-------- MATERIAL PROVIDED --------

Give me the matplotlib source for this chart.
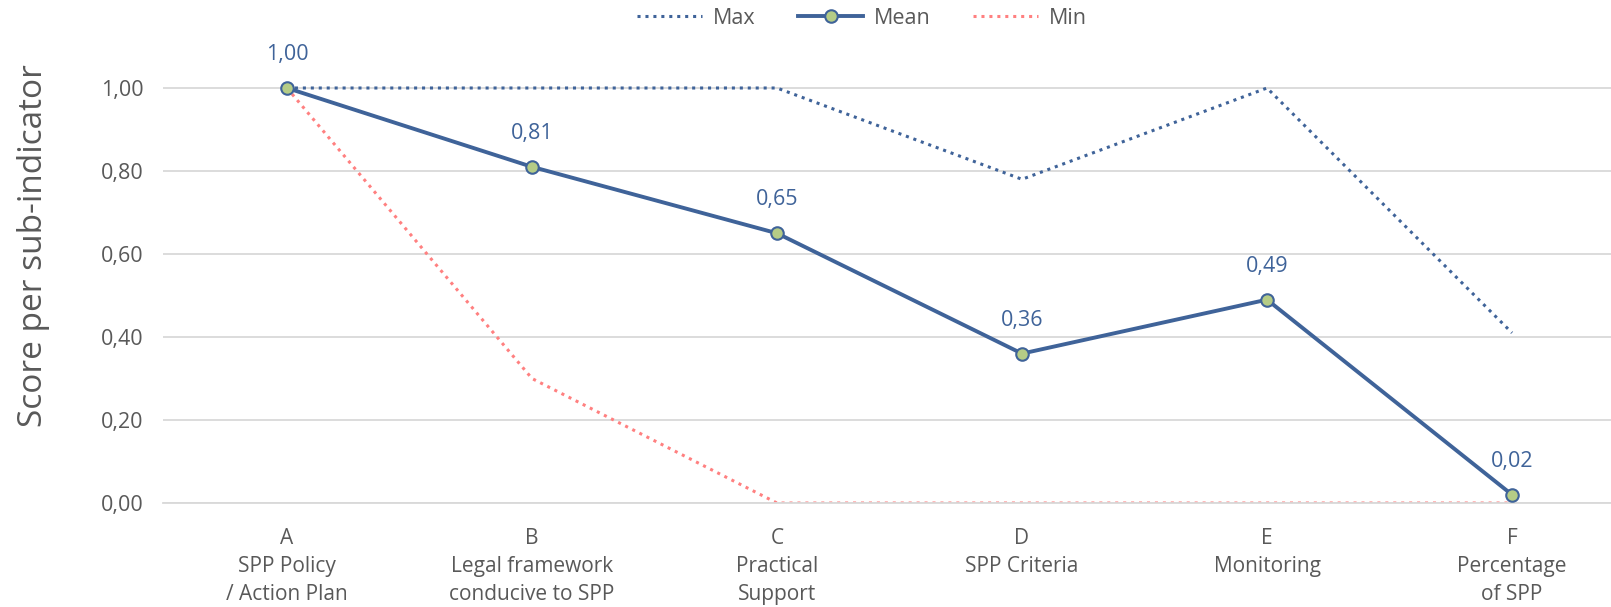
import numpy as np
import matplotlib.pyplot as plt

plt.rcParams['font.family'] = ['Open Sans', 'DejaVu Sans']

categories = ["A\nSPP Policy\n/ Action Plan",
              "B\nLegal framework\nconducive to SPP",
              "C\nPractical\nSupport",
              "D\nSPP Criteria",
              "E\nMonitoring",
              "F\nPercentage\nof SPP"]
max_vals = [1.00, 1.00, 1.00, 0.78, 1.00, 0.41]
mean_vals = [1.00, 0.81, 0.65, 0.36, 0.49, 0.02]
min_vals = [1.00, 0.30, 0.00, 0.00, 0.00, 0.00]
yticks = [0.0, 0.2, 0.4, 0.6, 0.8, 1.0]

blue = "#3F6399"
red = "#FF8080"
grey = "#595959"

fig = plt.figure(figsize=(16.11, 6.07), dpi=100)
ax = fig.add_axes([163 / 1611, 104 / 607, 1 - 163 / 1611, 456.5 / 607])

x = np.arange(len(categories))
ax.plot(x, max_vals, color=blue, linestyle=(0, (1, 1.6)), linewidth=2.2, label="Max")
ax.plot(x, mean_vals, color=blue, linewidth=2.8, marker="o", markersize=9,
        markerfacecolor="#B5CC86", markeredgecolor=blue, markeredgewidth=1.5,
        label="Mean", zorder=5)
ax.plot(x, min_vals, color=red, linestyle=(0, (1, 1.6)), linewidth=2.2, label="Min")

for xi, v in zip(x, mean_vals):
    ax.annotate(f"{v:.2f}".replace(".", ","), (xi, v), xytext=(0, 24),
                textcoords="offset points", ha="center", va="center",
                color=blue, fontsize=15.5)

ax.set_xlim(-0.506, 5.404)
ax.set_ylim(0, 1.1)
ax.set_xticks(x)
ax.set_xticklabels(categories, fontsize=15, color=grey, linespacing=1.45)
ax.set_yticks(yticks)
ax.set_yticklabels([f"{t:.2f}".replace(".", ",") for t in yticks], fontsize=15.5, color=grey)
ax.tick_params(length=0, pad=14)
ax.tick_params(axis="x", pad=18)
ax.grid(axis="y", color="#D9D9D9", linewidth=1.3)
ax.set_axisbelow(True)
for s in ["top", "right", "left"]:
    ax.spines[s].set_visible(False)
ax.spines["bottom"].set_color("#D9D9D9")
ax.spines["bottom"].set_linewidth(1.3)

ax.set_ylabel("Score per sub-indicator", fontsize=24, color=grey)
ax.yaxis.set_label_coords(-0.078, 0.563)

fig.legend(loc="center", bbox_to_anchor=(862 / 1611, 1 - 18 / 607), ncol=3,
           frameon=False, fontsize=15.5, labelcolor=grey, handlelength=3.0,
           columnspacing=2.0, handletextpad=0.5)

fig.savefig("out.png", dpi=100)
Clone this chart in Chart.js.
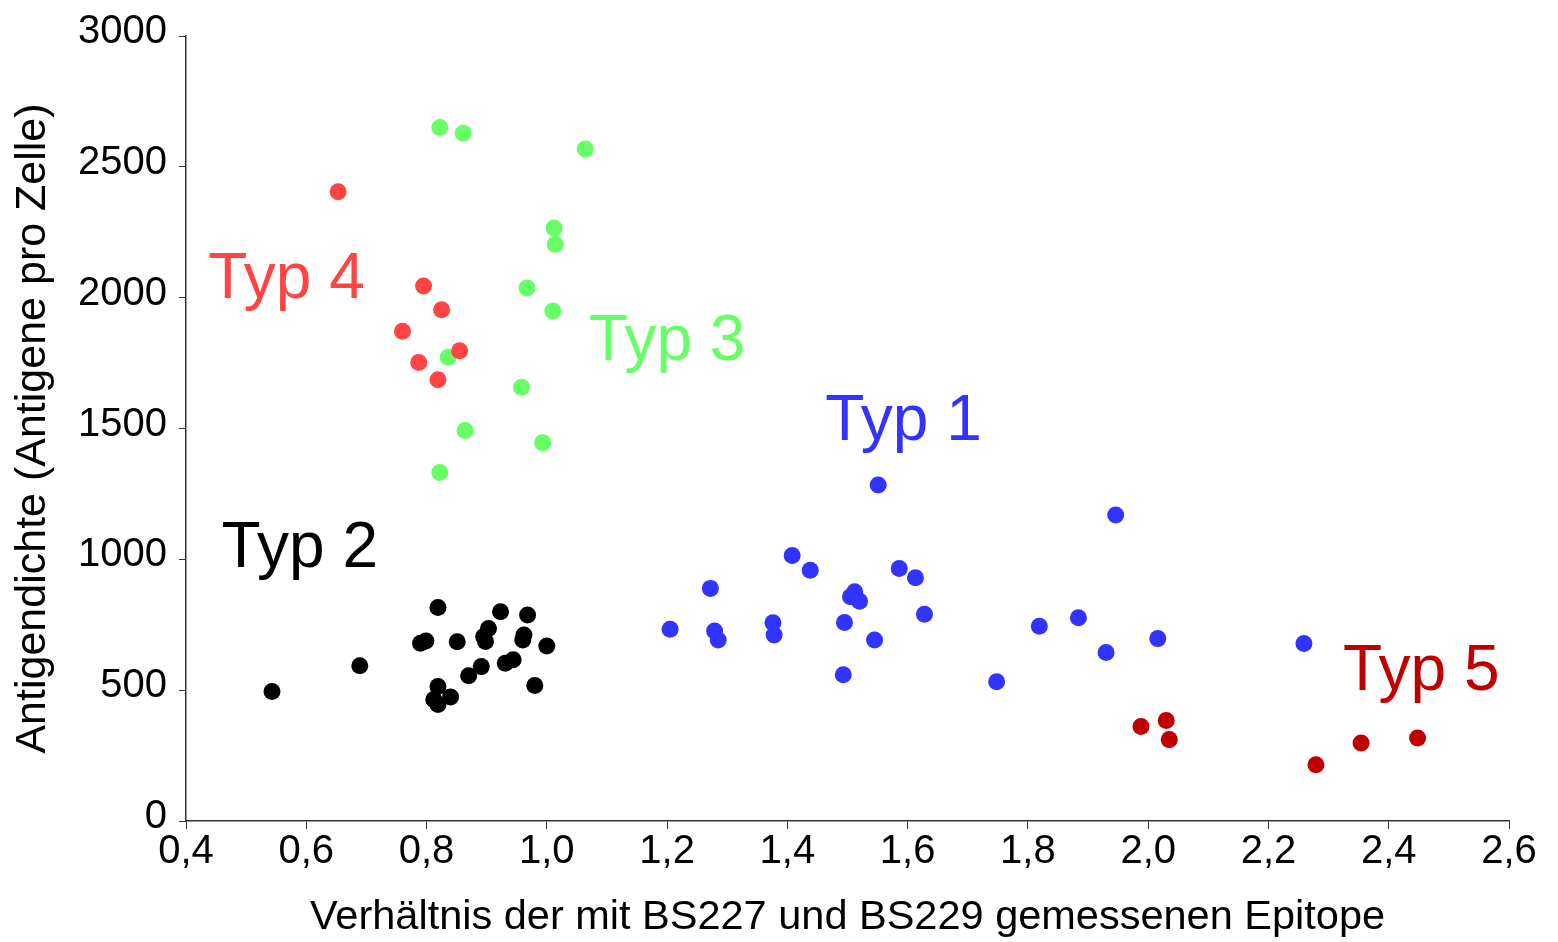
<!DOCTYPE html>
<html>
<head>
    <title>Antigendichte nach Typ</title>
    <script src="https://cdn.jsdelivr.net/npm/chart.js"></script>
    <style>
      html, body {
    margin: 0;
    padding: 0;
    background-color: #fff;
}

#typChart {
    display: block;
}
    </style>
</head>
<body>
  <canvas id="typChart" width="1558" height="942"></canvas>

  <script>
// Werte (x = Verhältnis, y = Antigene pro Zelle)
const typ1X = [1.551, 1.408, 1.438, 1.272, 1.205, 1.279, 1.285, 1.376, 1.378, 1.512, 1.505, 1.520, 1.586, 1.613, 1.628, 1.495, 1.545, 1.493, 1.946, 1.819, 1.884, 1.930, 2.016, 1.748, 2.259];
const typ1Y = [1284, 1015, 958, 889, 733, 726, 692, 758, 711, 876, 857, 840, 965, 930, 790, 759, 692, 559, 1169, 744, 777, 644, 697, 532, 678];

const typ2X = [0.543, 0.689, 0.819, 0.790, 0.799, 0.851, 0.923, 0.968, 0.903, 0.895, 0.898, 0.962, 0.960, 1.000, 0.891, 0.870, 0.931, 0.944, 0.980, 0.819, 0.840, 0.812, 0.819];
const typ2Y = [495, 593, 816, 679, 688, 685, 800, 787, 736, 705, 686, 711, 692, 669, 590, 555, 603, 616, 518, 514, 474, 464, 445];

const typ3X = [0.822, 0.861, 1.064, 1.012, 1.014, 0.967, 1.010, 0.836, 0.958, 0.864, 0.993, 0.822];
const typ3Y = [2650, 2628, 2568, 2266, 2204, 2037, 1949, 1772, 1658, 1492, 1446, 1332];

const typ4X = [0.653, 0.795, 0.825, 0.760, 0.855, 0.787, 0.819];
const typ4Y = [2405, 2045, 1954, 1872, 1797, 1752, 1686];

const typ5X = [1.988, 2.030, 2.035, 2.279, 2.354, 2.448];
const typ5Y = [361, 384, 311, 215, 298, 317];

const xTicks = [0.4, 0.6, 0.8, 1.0, 1.2, 1.4, 1.6, 1.8, 2.0, 2.2, 2.4, 2.6];
const yTicks = [0, 500, 1000, 1500, 2000, 2500, 3000];

// Beschriftungen der Gruppen (Anker in Datenkoordinaten, linke Grundlinie)
const typNames = ['Typ 4', 'Typ 3', 'Typ 2', 'Typ 1', 'Typ 5'];
const typLabelX = [0.437, 1.070, 0.459, 1.463, 2.324];
const typLabelY = [2000, 1762, 970, 1457, 502];
const typColors = ['#ff4444', '#66ff66', '#000000', '#3333ff', '#c00000'];

const FONT = "'Liberation Sans', Arial, Helvetica, sans-serif";

function toPoints(xs, ys) {
    return xs.map((x, i) => ({ x: x, y: ys[i] }));
}

// draw the "Typ n" texts at data positions
const typLabelPlugin = {
    id: 'typLabels',
    afterDatasetsDraw(chart) {
        const ctx = chart.ctx;
        const xs = chart.scales.x;
        const ys = chart.scales.y;
        ctx.save();
        ctx.font = '64px ' + FONT;
        ctx.textAlign = 'left';
        ctx.textBaseline = 'alphabetic';
        typNames.forEach((name, i) => {
            ctx.fillStyle = typColors[i];
            ctx.fillText(name, xs.getPixelForValue(typLabelX[i]), ys.getPixelForValue(typLabelY[i]));
        });
        ctx.restore();
    }
};

function createChart() {
    const ctx = document.getElementById('typChart').getContext('2d');

    // first dataset is drawn on top, so red Typ 4 sits over green Typ 3
    const series = [
        { label: 'Typ 4', data: toPoints(typ4X, typ4Y), color: '#ff4444' },
        { label: 'Typ 3', data: toPoints(typ3X, typ3Y), color: '#66ff66' },
        { label: 'Typ 2', data: toPoints(typ2X, typ2Y), color: '#000000' },
        { label: 'Typ 1', data: toPoints(typ1X, typ1Y), color: '#3333ff' },
        { label: 'Typ 5', data: toPoints(typ5X, typ5Y), color: '#c00000' }
    ];

    new Chart(ctx, {
        type: 'scatter',
        data: {
            datasets: series.map(s => ({
                label: s.label,
                data: s.data,
                backgroundColor: s.color,
                borderWidth: 0,
                pointRadius: 8.5,
                pointHoverRadius: 8.5
            }))
        },
        options: {
            responsive: false,
            animation: false,
            devicePixelRatio: 1,
            events: [],
            layout: {
                padding: { left: 0, top: 33, right: 49, bottom: 0 }
            },
            plugins: {
                legend: { display: false },
                tooltip: { enabled: false }
            },
            scales: {
                x: {
                    type: 'linear',
                    min: 0.4,
                    max: 2.6,
                    afterBuildTicks: scale => { scale.ticks = xTicks.map(v => ({ value: v })); },
                    afterFit: scale => { scale.height = 121; },
                    border: { display: true, color: '#333', width: 1.5 },
                    grid: {
                        drawOnChartArea: false,
                        drawTicks: true,
                        tickLength: 8,
                        color: '#333'
                    },
                    ticks: {
                        color: '#000',
                        font: { family: FONT, size: 40, lineHeight: 1 },
                        padding: 3,
                        maxRotation: 0,
                        autoSkip: false,
                        callback: v => v.toFixed(1).replace('.', ',')
                    },
                    title: {
                        display: true,
                        text: 'Verhältnis der mit BS227 und BS229 gemessenen Epitope',
                        color: '#000',
                        font: { family: FONT, size: 41.5 },
                        padding: { top: 0, bottom: 0 }
                    }
                },
                y: {
                    type: 'linear',
                    min: 0,
                    max: 3000,
                    afterBuildTicks: scale => { scale.ticks = yTicks.map(v => ({ value: v })); },
                    afterFit: scale => { scale.width = 186; },
                    border: { display: true, color: '#333', width: 1.5 },
                    grid: {
                        drawOnChartArea: false,
                        drawTicks: true,
                        tickLength: 7,
                        color: '#333'
                    },
                    ticks: {
                        color: '#000',
                        font: { family: FONT, size: 40 },
                        padding: 12,
                        labelOffset: -4,
                        autoSkip: false,
                        callback: v => String(v)
                    },
                    title: {
                        display: true,
                        text: 'Antigendichte (Antigene pro Zelle)',
                        color: '#000',
                        font: { family: FONT, size: 43 },
                        padding: { top: 7, bottom: 0 }
                    }
                }
            }
        },
        plugins: [typLabelPlugin]
    });
}

document.addEventListener('DOMContentLoaded', createChart);
  </script>
</body>
</html>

--------

▶ **DIRECTIVE**
Leave out any pictures and return exactly the lines from the beginning of the data through the line with "color=blue, fontsize=15.5)", inclusive.

▶ **SOLUTION TO THIS EXERCISE**
Give me the matplotlib source for this chart.
import numpy as np
import matplotlib.pyplot as plt

plt.rcParams['font.family'] = ['Open Sans', 'DejaVu Sans']

categories = ["A\nSPP Policy\n/ Action Plan",
              "B\nLegal framework\nconducive to SPP",
              "C\nPractical\nSupport",
              "D\nSPP Criteria",
              "E\nMonitoring",
              "F\nPercentage\nof SPP"]
max_vals = [1.00, 1.00, 1.00, 0.78, 1.00, 0.41]
mean_vals = [1.00, 0.81, 0.65, 0.36, 0.49, 0.02]
min_vals = [1.00, 0.30, 0.00, 0.00, 0.00, 0.00]
yticks = [0.0, 0.2, 0.4, 0.6, 0.8, 1.0]

blue = "#3F6399"
red = "#FF8080"
grey = "#595959"

fig = plt.figure(figsize=(16.11, 6.07), dpi=100)
ax = fig.add_axes([163 / 1611, 104 / 607, 1 - 163 / 1611, 456.5 / 607])

x = np.arange(len(categories))
ax.plot(x, max_vals, color=blue, linestyle=(0, (1, 1.6)), linewidth=2.2, label="Max")
ax.plot(x, mean_vals, color=blue, linewidth=2.8, marker="o", markersize=9,
        markerfacecolor="#B5CC86", markeredgecolor=blue, markeredgewidth=1.5,
        label="Mean", zorder=5)
ax.plot(x, min_vals, color=red, linestyle=(0, (1, 1.6)), linewidth=2.2, label="Min")

for xi, v in zip(x, mean_vals):
    ax.annotate(f"{v:.2f}".replace(".", ","), (xi, v), xytext=(0, 24),
                textcoords="offset points", ha="center", va="center",
                color=blue, fontsize=15.5)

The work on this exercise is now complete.